Certes, la quête de Vérité renferme son potentiel d’excès, et chacun cherche à tirer la couverture à soi, mais plus généralement cette démarche sérieuse invite au respect. Un point est certain : personne ne possède la Vérité comme un bien acquis, précisément détaillé, défini et fini. Certains peuvent avoir la conviction de s’en approcher plus que d’autres, mais tous, nous sommes en marche sur ce chemin. La Vérité ne se possède pas, elle se vit dans la diversité de nos expériences et le respect accordé à tous ces authentiques chercheurs qui sillonnent notre monde. Nous reconnaissons pour vérité ce qui nous traverse et nous rend meilleur. Quand le cœur est visité par la grâce divine, il demeure en paix. Kierkegaard a écrit : « la vérité, c’est ce qui ennoblit ». Elle se reconnaît par l’illumination du cœur. C’est une expérience personnelle, non transmissible. Elle ne relève pas du scientifique. Mais sa qualité première est qu’elle ne trompe pas. On peut en témoigner.

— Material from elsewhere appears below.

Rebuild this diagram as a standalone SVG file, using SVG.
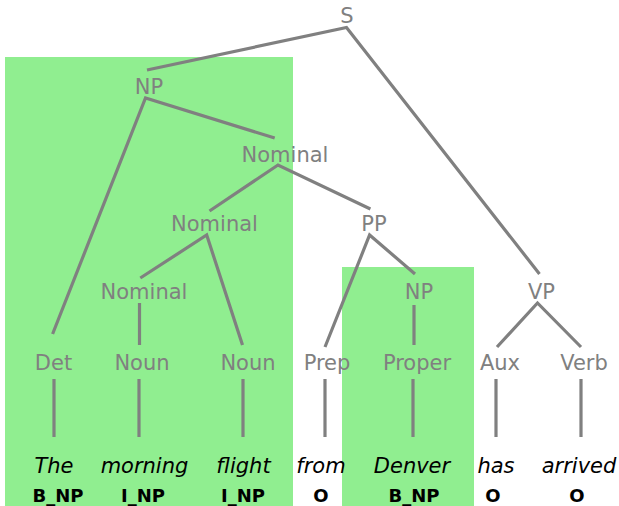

« L’espérance ne trompe point, parce que l’amour de Dieu est répandu dans nos cœurs par le Saint-Esprit qui nous a été donné ». Romains 5 : 5, version LSG.
La vérité peut aussi être déconcertante ; pour autant « se plaindre est plus aisé que se vaincre. La vérité n’est jamais du côté des découragés et des mécontents » A. de Gasparin.
Le Christ est la personne vers laquelle convergent tous les concepts philosophiques touchant à la quête de l’amour, de la sagesse, de la Vérité, et du bonheur. N’a–t-il pas dit de lui-même : « Je suis le Chemin, la vérité, et la vie » Jean 14 : 6. L’humanité a perçu l’importance de son passage terrestre, puisqu’il y a un avant, et un après J.C, dans tous nos livres d’histoire. Cette marche a un prix. Ces découvertes, ces fragments de Vérité et de bonheur en ont aussi. A nous de savoir où nous voulons aller, et sur qui nous pouvons compter pour avancer coûte que coûte sur le chemin de la Vie.